Raw data
● ● ● ● ●

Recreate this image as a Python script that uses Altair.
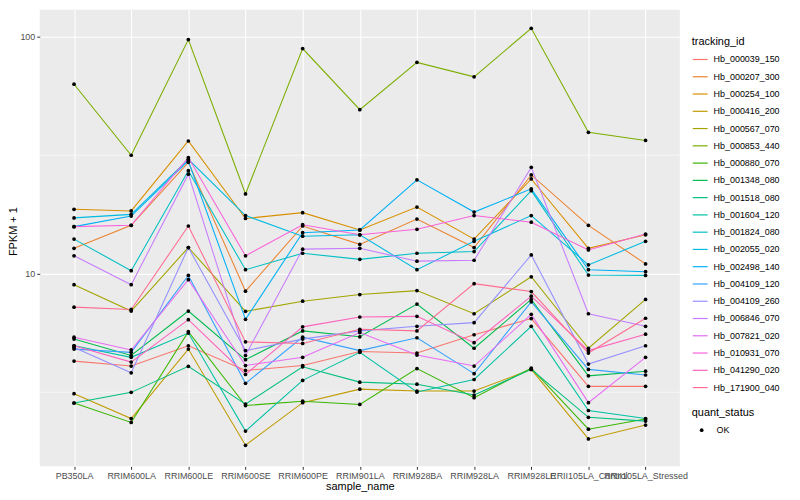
import altair as alt
import pandas as pd

samples = ["PB350LA", "RRIM600LA", "RRIM600LE", "RRIM600SE", "RRIM600PE", "RRIM901LA",
           "RRIM928BA", "RRIM928LA", "RRIM928LE", "RRII105LA_Control", "RRII105LA_Stressed"]

hb_000039_150 = [4.28, 4.08, 4.97, 3.91, 4.10, 4.70, 4.63, 5.53, 6.47, 3.35, 3.35]
hb_000207_300 = [12.8, 16.0, 29.5, 8.44, 15.9, 13.3, 17.0, 12.9, 26.1, 16.0, 11.0]
hb_000254_100 = [18.7, 18.4, 36.3, 17.1, 18.1, 15.3, 19.1, 14.0, 25.1, 12.8, 14.6]
hb_000416_200 = [3.12, 2.45, 4.81, 1.89, 2.86, 3.26, 3.20, 3.20, 3.95, 2.01, 2.30]
hb_000567_070 = [8.99, 6.96, 12.9, 6.94, 7.66, 8.17, 8.49, 6.78, 9.71, 4.85, 7.79]
hb_000853_440 = [63.0, 31.6, 97.2, 21.7, 89.1, 49.2, 77.9, 67.7, 108.4, 39.5, 36.5]
hb_000880_070 = [2.85, 2.36, 5.70, 2.78, 2.90, 2.81, 3.98, 3.00, 4.00, 2.21, 2.44]
hb_001348_080 = [5.30, 4.52, 6.96, 4.34, 5.74, 5.42, 7.45, 4.85, 7.79, 3.71, 3.88]
hb_001518_080 = [2.85, 3.16, 4.07, 2.82, 4.05, 3.49, 3.42, 3.08, 3.95, 2.48, 2.39]
hb_001604_120 = [4.97, 4.44, 5.62, 2.17, 3.55, 4.66, 3.17, 3.58, 6.00, 2.65, 2.45]
hb_001824_080 = [14.0, 10.3, 27.2, 10.4, 12.2, 11.5, 12.2, 12.4, 22.4, 9.87, 9.84]
hb_002055_020 = [17.2, 17.8, 30.4, 17.6, 14.4, 14.6, 10.4, 13.7, 17.6, 10.9, 13.7]
hb_002498_140 = [15.8, 17.5, 29.9, 6.42, 14.9, 15.3, 24.9, 18.2, 22.8, 10.4, 10.2]
hb_004109_120 = [4.81, 4.66, 9.84, 3.45, 5.40, 4.74, 5.37, 3.79, 7.61, 3.95, 3.74]
hb_004109_260 = [4.89, 3.82, 12.9, 4.74, 5.30, 5.74, 6.00, 6.22, 12.0, 4.16, 4.97]
hb_006846_070 = [11.9, 8.99, 26.3, 4.52, 12.7, 12.8, 11.3, 11.4, 28.1, 6.78, 6.00]
hb_007821_020 = [5.40, 4.77, 9.44, 4.10, 4.44, 5.65, 4.54, 4.08, 6.74, 2.86, 4.44]
hb_010931_070 = [15.8, 16.0, 30.9, 11.9, 16.1, 14.6, 15.4, 17.6, 16.5, 12.6, 14.7]
hb_041290_020 = [4.97, 4.24, 6.40, 3.76, 5.97, 6.57, 6.61, 5.12, 8.04, 4.74, 5.56]
hb_171900_040 = [7.23, 7.07, 15.9, 5.16, 5.08, 5.83, 5.74, 9.08, 8.41, 4.63, 6.49]

tracking_ids = ["Hb_000039_150", "Hb_000207_300", "Hb_000254_100", "Hb_000416_200",
                "Hb_000567_070", "Hb_000853_440", "Hb_000880_070", "Hb_001348_080",
                "Hb_001518_080", "Hb_001604_120", "Hb_001824_080", "Hb_002055_020",
                "Hb_002498_140", "Hb_004109_120", "Hb_004109_260", "Hb_006846_070",
                "Hb_007821_020", "Hb_010931_070", "Hb_041290_020", "Hb_171900_040"]
series_values = [hb_000039_150, hb_000207_300, hb_000254_100, hb_000416_200,
                 hb_000567_070, hb_000853_440, hb_000880_070, hb_001348_080,
                 hb_001518_080, hb_001604_120, hb_001824_080, hb_002055_020,
                 hb_002498_140, hb_004109_120, hb_004109_260, hb_006846_070,
                 hb_007821_020, hb_010931_070, hb_041290_020, hb_171900_040]
colors = ["#F8766D", "#EA8331", "#D89000", "#C09B00", "#A3A500", "#7CAE00", "#39B600",
          "#00BB4E", "#00BF7D", "#00C1A3", "#00BFC4", "#00BAE0", "#00B0F6", "#35A2FF",
          "#9590FF", "#C77CFF", "#E76BF3", "#FA62DB", "#FF62BC", "#FF6C91"]

y_major = [10, 100]
y_minor = [3.162, 31.62]

rows = []
for tid, vals in zip(tracking_ids, series_values):
    for s, v in zip(samples, vals):
        rows.append({"tracking_id": tid, "sample_name": s, "fpkm": v, "quant_status": "OK"})
df = pd.DataFrame(rows)

yscale = alt.Scale(type="log", domain=[1.54, 129.7], nice=False)
xenc = alt.X("sample_name:N", sort=samples,
             scale=alt.Scale(type="point", padding=0.6),
             axis=alt.Axis(title="sample_name", labelAngle=0, labelOverlap=False,
                           grid=True, titleX=322.5, titleY=20, titleBaseline="middle"))
yenc = alt.Y("fpkm:Q", scale=yscale,
             axis=alt.Axis(title="FPKM + 1", values=y_major, format="d", grid=True,
                           titleX=-26, titleY=223, titleBaseline="middle"))

minor = alt.Chart(pd.DataFrame({"fpkm": y_minor})).mark_rule(
    color="white", strokeWidth=0.55).encode(y=yenc)

lines = alt.Chart(df).mark_line(strokeWidth=1.07).encode(
    x=xenc, y=yenc,
    color=alt.Color("tracking_id:N", scale=alt.Scale(domain=tracking_ids, range=colors),
                    legend=alt.Legend(title="tracking_id", orient="none", legendX=657,
                                      legendY=26, direction="vertical",
                                      symbolType="stroke", symbolSize=225,
                                      symbolStrokeWidth=1.2, rowPadding=3.4,
                                      labelOffset=5, titlePadding=4.5)))

points = alt.Chart(df).mark_point(filled=True, size=14, opacity=1, color="black").encode(
    x=xenc, y=yenc,
    shape=alt.Shape("quant_status:N", scale=alt.Scale(domain=["OK"], range=["circle"]),
                    legend=alt.Legend(title="quant_status", orient="none", legendX=657,
                                      legendY=400, direction="vertical",
                                      symbolFillColor="black", symbolStrokeColor="black",
                                      symbolSize=14, symbolOffset=5.5, labelOffset=10.5,
                                      titlePadding=8)))

chart = alt.layer(minor, lines, points).properties(
    width=645, height=460,
    autosize=alt.AutoSizeParams(type="none"),
    padding={"left": 32, "top": 0, "right": 113, "bottom": 32},
).configure(font="Liberation Sans").configure_view(
    fill="#EBEBEB", stroke=None
).configure_axis(
    domain=False, tickColor="#333333", tickSize=3, tickWidth=1,
    labelColor="#4D4D4D", labelFontSize=9, labelPadding=2,
    titleFontSize=11, titleFontWeight="normal", titleColor="black",
    gridColor="white", gridWidth=1.07,
).configure_legend(
    labelFontSize=9, labelColor="black", titleFontSize=11,
    titleFontWeight="normal", titleColor="black",
)

chart.save("out.html", embed_options={"renderer": "svg", "actions": False})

● ● ● ● ●

Work to be completed
Working from the lines above, reproduce the material exactly and exclude its pictures.

Solution to this problem
Recreate this image as a Python script that uses Altair.
import altair as alt
import pandas as pd

samples = ["PB350LA", "RRIM600LA", "RRIM600LE", "RRIM600SE", "RRIM600PE", "RRIM901LA",
           "RRIM928BA", "RRIM928LA", "RRIM928LE", "RRII105LA_Control", "RRII105LA_Stressed"]

hb_000039_150 = [4.28, 4.08, 4.97, 3.91, 4.10, 4.70, 4.63, 5.53, 6.47, 3.35, 3.35]
hb_000207_300 = [12.8, 16.0, 29.5, 8.44, 15.9, 13.3, 17.0, 12.9, 26.1, 16.0, 11.0]
hb_000254_100 = [18.7, 18.4, 36.3, 17.1, 18.1, 15.3, 19.1, 14.0, 25.1, 12.8, 14.6]
hb_000416_200 = [3.12, 2.45, 4.81, 1.89, 2.86, 3.26, 3.20, 3.20, 3.95, 2.01, 2.30]
hb_000567_070 = [8.99, 6.96, 12.9, 6.94, 7.66, 8.17, 8.49, 6.78, 9.71, 4.85, 7.79]
hb_000853_440 = [63.0, 31.6, 97.2, 21.7, 89.1, 49.2, 77.9, 67.7, 108.4, 39.5, 36.5]
hb_000880_070 = [2.85, 2.36, 5.70, 2.78, 2.90, 2.81, 3.98, 3.00, 4.00, 2.21, 2.44]
hb_001348_080 = [5.30, 4.52, 6.96, 4.34, 5.74, 5.42, 7.45, 4.85, 7.79, 3.71, 3.88]
hb_001518_080 = [2.85, 3.16, 4.07, 2.82, 4.05, 3.49, 3.42, 3.08, 3.95, 2.48, 2.39]
hb_001604_120 = [4.97, 4.44, 5.62, 2.17, 3.55, 4.66, 3.17, 3.58, 6.00, 2.65, 2.45]
hb_001824_080 = [14.0, 10.3, 27.2, 10.4, 12.2, 11.5, 12.2, 12.4, 22.4, 9.87, 9.84]
hb_002055_020 = [17.2, 17.8, 30.4, 17.6, 14.4, 14.6, 10.4, 13.7, 17.6, 10.9, 13.7]
hb_002498_140 = [15.8, 17.5, 29.9, 6.42, 14.9, 15.3, 24.9, 18.2, 22.8, 10.4, 10.2]
hb_004109_120 = [4.81, 4.66, 9.84, 3.45, 5.40, 4.74, 5.37, 3.79, 7.61, 3.95, 3.74]
hb_004109_260 = [4.89, 3.82, 12.9, 4.74, 5.30, 5.74, 6.00, 6.22, 12.0, 4.16, 4.97]
hb_006846_070 = [11.9, 8.99, 26.3, 4.52, 12.7, 12.8, 11.3, 11.4, 28.1, 6.78, 6.00]
hb_007821_020 = [5.40, 4.77, 9.44, 4.10, 4.44, 5.65, 4.54, 4.08, 6.74, 2.86, 4.44]
hb_010931_070 = [15.8, 16.0, 30.9, 11.9, 16.1, 14.6, 15.4, 17.6, 16.5, 12.6, 14.7]
hb_041290_020 = [4.97, 4.24, 6.40, 3.76, 5.97, 6.57, 6.61, 5.12, 8.04, 4.74, 5.56]
hb_171900_040 = [7.23, 7.07, 15.9, 5.16, 5.08, 5.83, 5.74, 9.08, 8.41, 4.63, 6.49]

tracking_ids = ["Hb_000039_150", "Hb_000207_300", "Hb_000254_100", "Hb_000416_200",
                "Hb_000567_070", "Hb_000853_440", "Hb_000880_070", "Hb_001348_080",
                "Hb_001518_080", "Hb_001604_120", "Hb_001824_080", "Hb_002055_020",
                "Hb_002498_140", "Hb_004109_120", "Hb_004109_260", "Hb_006846_070",
                "Hb_007821_020", "Hb_010931_070", "Hb_041290_020", "Hb_171900_040"]
series_values = [hb_000039_150, hb_000207_300, hb_000254_100, hb_000416_200,
                 hb_000567_070, hb_000853_440, hb_000880_070, hb_001348_080,
                 hb_001518_080, hb_001604_120, hb_001824_080, hb_002055_020,
                 hb_002498_140, hb_004109_120, hb_004109_260, hb_006846_070,
                 hb_007821_020, hb_010931_070, hb_041290_020, hb_171900_040]
colors = ["#F8766D", "#EA8331", "#D89000", "#C09B00", "#A3A500", "#7CAE00", "#39B600",
          "#00BB4E", "#00BF7D", "#00C1A3", "#00BFC4", "#00BAE0", "#00B0F6", "#35A2FF",
          "#9590FF", "#C77CFF", "#E76BF3", "#FA62DB", "#FF62BC", "#FF6C91"]

y_major = [10, 100]
y_minor = [3.162, 31.62]

rows = []
for tid, vals in zip(tracking_ids, series_values):
    for s, v in zip(samples, vals):
        rows.append({"tracking_id": tid, "sample_name": s, "fpkm": v, "quant_status": "OK"})
df = pd.DataFrame(rows)

yscale = alt.Scale(type="log", domain=[1.54, 129.7], nice=False)
xenc = alt.X("sample_name:N", sort=samples,
             scale=alt.Scale(type="point", padding=0.6),
             axis=alt.Axis(title="sample_name", labelAngle=0, labelOverlap=False,
                           grid=True, titleX=322.5, titleY=20, titleBaseline="middle"))
yenc = alt.Y("fpkm:Q", scale=yscale,
             axis=alt.Axis(title="FPKM + 1", values=y_major, format="d", grid=True,
                           titleX=-26, titleY=223, titleBaseline="middle"))

minor = alt.Chart(pd.DataFrame({"fpkm": y_minor})).mark_rule(
    color="white", strokeWidth=0.55).encode(y=yenc)

lines = alt.Chart(df).mark_line(strokeWidth=1.07).encode(
    x=xenc, y=yenc,
    color=alt.Color("tracking_id:N", scale=alt.Scale(domain=tracking_ids, range=colors),
                    legend=alt.Legend(title="tracking_id", orient="none", legendX=657,
                                      legendY=26, direction="vertical",
                                      symbolType="stroke", symbolSize=225,
                                      symbolStrokeWidth=1.2, rowPadding=3.4,
                                      labelOffset=5, titlePadding=4.5)))

points = alt.Chart(df).mark_point(filled=True, size=14, opacity=1, color="black").encode(
    x=xenc, y=yenc,
    shape=alt.Shape("quant_status:N", scale=alt.Scale(domain=["OK"], range=["circle"]),
                    legend=alt.Legend(title="quant_status", orient="none", legendX=657,
                                      legendY=400, direction="vertical",
                                      symbolFillColor="black", symbolStrokeColor="black",
                                      symbolSize=14, symbolOffset=5.5, labelOffset=10.5,
                                      titlePadding=8)))

chart = alt.layer(minor, lines, points).properties(
    width=645, height=460,
    autosize=alt.AutoSizeParams(type="none"),
    padding={"left": 32, "top": 0, "right": 113, "bottom": 32},
).configure(font="Liberation Sans").configure_view(
    fill="#EBEBEB", stroke=None
).configure_axis(
    domain=False, tickColor="#333333", tickSize=3, tickWidth=1,
    labelColor="#4D4D4D", labelFontSize=9, labelPadding=2,
    titleFontSize=11, titleFontWeight="normal", titleColor="black",
    gridColor="white", gridWidth=1.07,
).configure_legend(
    labelFontSize=9, labelColor="black", titleFontSize=11,
    titleFontWeight="normal", titleColor="black",
)

chart.save("out.html", embed_options={"renderer": "svg", "actions": False})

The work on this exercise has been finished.